What results is a series of talky scenes which often just feel like an animated history lesson. Take, for example, an early argument between Viegland and Ibsen, over the success of the latter’s plays. As evidence, Ibsen reads an extract from one review: “Henrik Ibsen is one of the world’s greatest writers. Before him, criticism can make but feeble show. When the art is perfect, the critic is superfluous.” When Viegland finds out the author is a student in Dublin, he snorts, “Not even a professional writer!” But they are, of course, speaking about James Joyce. And while the review is real (Joyce was thrilled to receive a response from Ibsen), it has no purpose here except as an anachronistic punchline or as an historical curiosity; it’s the kind of thing a professor or museum tour guide would use to spice up a lecture.
True, Mr. Noble is excellent as Ibsen: stately, insecure, vulnerable. But Mr. Linklater, an actor I admire, has been miscast. Scrawny, youthful, but wearing a beard, he looks a little like a kid dressed up in his dad’s suit. Meanwhile, Dale Soules and Mickey Theis are fine as Viegland’s servant and assistant doubling as models, though their presence in the play feels arbitrary, as if Mr. Wright felt the need to thicken his narrative.
Really, the main problem is that the only appeal of Posterity is its veracity. We simply wouldn’t care about any of this if it weren’t true, if these weren’t real people.

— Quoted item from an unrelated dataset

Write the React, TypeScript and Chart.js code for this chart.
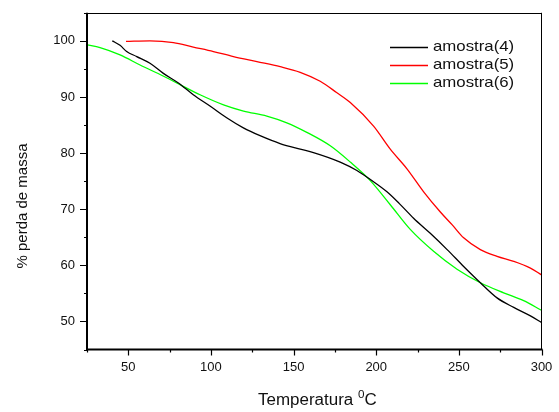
import React, { useEffect, useRef } from "react";
import { Chart, registerables } from "chart.js";

Chart.register(...registerables);

// ---- data ----
const temp4 = [40.3, 45, 49, 55.1, 63.1, 71.2, 80.3, 89.3, 99.4, 109.5, 119.6, 129.7, 141.8, 154, 162, 178.2, 188.3, 196.4, 206.5, 214, 222.6, 232.7, 242.9, 252.9, 263, 273.1, 283.2, 293.3, 300];
const mass4 = [100, 99.2, 98.1, 97.2, 96, 94.2, 92.5, 90.4, 88.4, 86.3, 84.5, 83.1, 81.7, 80.7, 80.1, 78.4, 76.9, 75.3, 73.1, 71.0, 68.4, 65.7, 62.8, 59.8, 56.9, 54.2, 52.5, 51, 49.8];

const temp5 = [48.6, 63.1, 77.3, 89.3, 101.5, 113.6, 127.8, 141.9, 154, 166.1, 176, 184.3, 198.4, 208.5, 218.6, 228.7, 238.8, 246, 252.9, 263, 273.1, 283.2, 293.3, 300];
const mass5 = [99.9, 100, 99.7, 98.9, 98.1, 97.2, 96.3, 95.4, 94.4, 92.8, 90.8, 89, 84.8, 80.7, 77.2, 73.1, 69.5, 67.2, 64.9, 62.8, 61.6, 60.7, 59.5, 58.3];

const temp6 = [25, 32.9, 45, 57.1, 69.2, 81.3, 93.4, 107.6, 119.7, 133.8, 145.9, 158, 172.2, 184.3, 196.4, 208.5, 220.6, 234.7, 248.9, 263, 277.1, 289.2, 300];
const mass6 = [99.3, 98.8, 97.5, 95.7, 94, 92.2, 90.4, 88.6, 87.5, 86.6, 85.4, 83.7, 81.3, 78.4, 75.1, 70.8, 66.4, 62.5, 59.3, 56.9, 55.1, 53.7, 52];

const seriesLabels = ["amostra(4)", "amostra(5)", "amostra(6)"];
const seriesColors = ["#000000", "#ff0000", "#00ff00"];

const xMin = 25;
const xMax = 300;
const xStep = 25;
const xLabelStep = 50;
const yMin = 45;
const yMax = 105;
const yStep = 5;
const yLabelStep = 10;

const xTitle = "Temperatura ";
const xTitleSup = "0";
const xTitleEnd = "C";
const yTitle = "% perda de massa";

const FONT = '"Liberation Sans", Arial, sans-serif';

const toPoints = (xs: number[], ys: number[]) => xs.map((x, i) => ({ x, y: ys[i] }));

const framePlugin = {
  id: "frame",
  afterDraw(chart: any) {
    const { ctx, chartArea } = chart;
    const { left, right, top, bottom } = chartArea;
    const xs = chart.scales.x;
    const ys = chart.scales.y;
    ctx.save();
    ctx.strokeStyle = "#000";
    // thin top/right border
    ctx.lineWidth = 1;
    ctx.beginPath();
    ctx.moveTo(left, Math.round(top) + 0.5);
    ctx.lineTo(right, Math.round(top) + 0.5);
    ctx.moveTo(Math.floor(right) + 0.5, top);
    ctx.lineTo(Math.floor(right) + 0.5, bottom);
    ctx.stroke();
    // thick left/bottom axes
    ctx.lineWidth = 2;
    ctx.beginPath();
    ctx.moveTo(left, top);
    ctx.lineTo(left, bottom + 1);
    ctx.moveTo(left - 1, bottom);
    ctx.lineTo(right + 1, bottom);
    ctx.stroke();
    // ticks
    ctx.lineWidth = 1.2;
    ctx.beginPath();
    xs.ticks.forEach((t: any) => {
      const px = Math.round(xs.getPixelForValue(t.value)) + 0.5;
      const len = t.value % xLabelStep === 0 ? 6 : 3;
      ctx.moveTo(px, bottom);
      ctx.lineTo(px, bottom + len);
    });
    ys.ticks.forEach((t: any) => {
      const py = Math.round(ys.getPixelForValue(t.value)) + 0.5;
      const len = t.value % yLabelStep === 0 ? 7 : 3;
      ctx.moveTo(left, py);
      ctx.lineTo(left - len, py);
    });
    ctx.stroke();

    // axis titles
    ctx.fillStyle = "#111";
    ctx.textBaseline = "alphabetic";
    ctx.textAlign = "left";
    ctx.save();
    ctx.translate(258, 405);
    ctx.scale(1.06, 1);
    ctx.font = `16px ${FONT}`;
    ctx.fillText(xTitle, 0, 0);
    let w = ctx.measureText(xTitle).width;
    ctx.font = `11px ${FONT}`;
    ctx.fillText(xTitleSup, w, -7);
    w += ctx.measureText(xTitleSup).width;
    ctx.font = `16px ${FONT}`;
    ctx.fillText(xTitleEnd, w, 0);
    ctx.restore();

    ctx.save();
    ctx.translate(27, 206);
    ctx.rotate(-Math.PI / 2);
    ctx.textAlign = "center";
    ctx.font = `15px ${FONT}`;
    ctx.fillText(yTitle, 0, 0);
    ctx.restore();

    // legend
    const rowY = [47, 65, 83];
    seriesLabels.forEach((label, i) => {
      const y = rowY[i];
      ctx.save();
      ctx.strokeStyle = seriesColors[i];
      ctx.lineWidth = 1.3;
      ctx.beginPath();
      ctx.moveTo(390, y + 0.5);
      ctx.lineTo(428, y + 0.5);
      ctx.stroke();
      ctx.translate(433, y);
      ctx.scale(1.12, 1);
      ctx.fillStyle = "#111";
      ctx.textBaseline = "middle";
      ctx.font = `15px ${FONT}`;
      ctx.fillText(label, 0, 0);
      ctx.restore();
    });
    ctx.restore();
  },
};

export default function App() {
  const ref = useRef<HTMLCanvasElement | null>(null);
  useEffect(() => {
    if (!ref.current) return;
    const datasets = [
      toPoints(temp4, mass4),
      toPoints(temp5, mass5),
      toPoints(temp6, mass6),
    ].map((data, i) => ({
      label: seriesLabels[i],
      data,
      borderColor: seriesColors[i],
      backgroundColor: seriesColors[i],
      borderWidth: 1.3,
      pointRadius: 0,
      fill: false,
      cubicInterpolationMode: "monotone" as const,
    }));
    const chart = new Chart(ref.current, {
      type: "line",
      data: { datasets },
      plugins: [framePlugin],
      options: {
        animation: false,
        responsive: false,
        devicePixelRatio: 1,
        layout: { padding: { left: 0, top: 9, right: 17.5, bottom: 0 } },
        plugins: { legend: { display: false }, tooltip: { enabled: false } },
        scales: {
          x: {
            type: "linear",
            min: xMin,
            max: xMax,
            grid: { display: true, drawOnChartArea: false, drawTicks: true, tickLength: 6, color: "rgba(0,0,0,0)" },
            border: { display: false },
            ticks: {
              stepSize: xStep,
              autoSkip: false,
              maxRotation: 0,
              padding: 4,
              color: "#111",
              font: { family: FONT, size: 13 },
              callback: (v: any) => (Number(v) % xLabelStep === 0 ? String(v) : ""),
            },
            afterFit: (s: any) => {
              s.height = 412 - 349.5;
            },
          },
          y: {
            type: "linear",
            min: yMin,
            max: yMax,
            grid: { display: true, drawOnChartArea: false, drawTicks: true, tickLength: 7, color: "rgba(0,0,0,0)" },
            border: { display: false },
            ticks: {
              stepSize: yStep,
              autoSkip: false,
              padding: 5,
              color: "#111",
              font: { family: FONT, size: 13 },
              callback: (v: any) =>
                Number(v) % yLabelStep === 0 && v > yMin && v < yMax ? String(v) : "",
            },
            afterFit: (s: any) => {
              s.width = 87;
            },
          },
        },
      },
    });
    return () => chart.destroy();
  }, []);
  return (
    <div style={{ position: "absolute", left: 0, top: 0, width: 559, height: 412, background: "#fff" }}>
      <canvas ref={ref} width={559} height={412} />
    </div>
  );
}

Furthermore, there is no sense that the form has been fitted to the subject, but rather that the subject has been fitted to the form: this is just bland biographical drama. Towards the end, when Ibsen begins to think not only of his artistic legacy but also his personal one, we are confronted with a long, self-indulgent, and maudlin lecture on his failures, marital, paternal, and otherwise, and offered dialogue we would never accept in other circumstances. What would we do, say, if Don Draper (or any other recent iteration of the brilliant asshole) told a photographer, in a tremulous voice, “Make your subject appear kinder than he was in life”? Posterity is packed with these embarrassing moments, and though I have reservations about Ibsen himself, he certainly deserves a more substantial rendering than this.
Posterity runs through April 5th at the Linda Gross Theater. 336 W. 20th Street New York, NY. 2 hours 15 minutes. One intermission.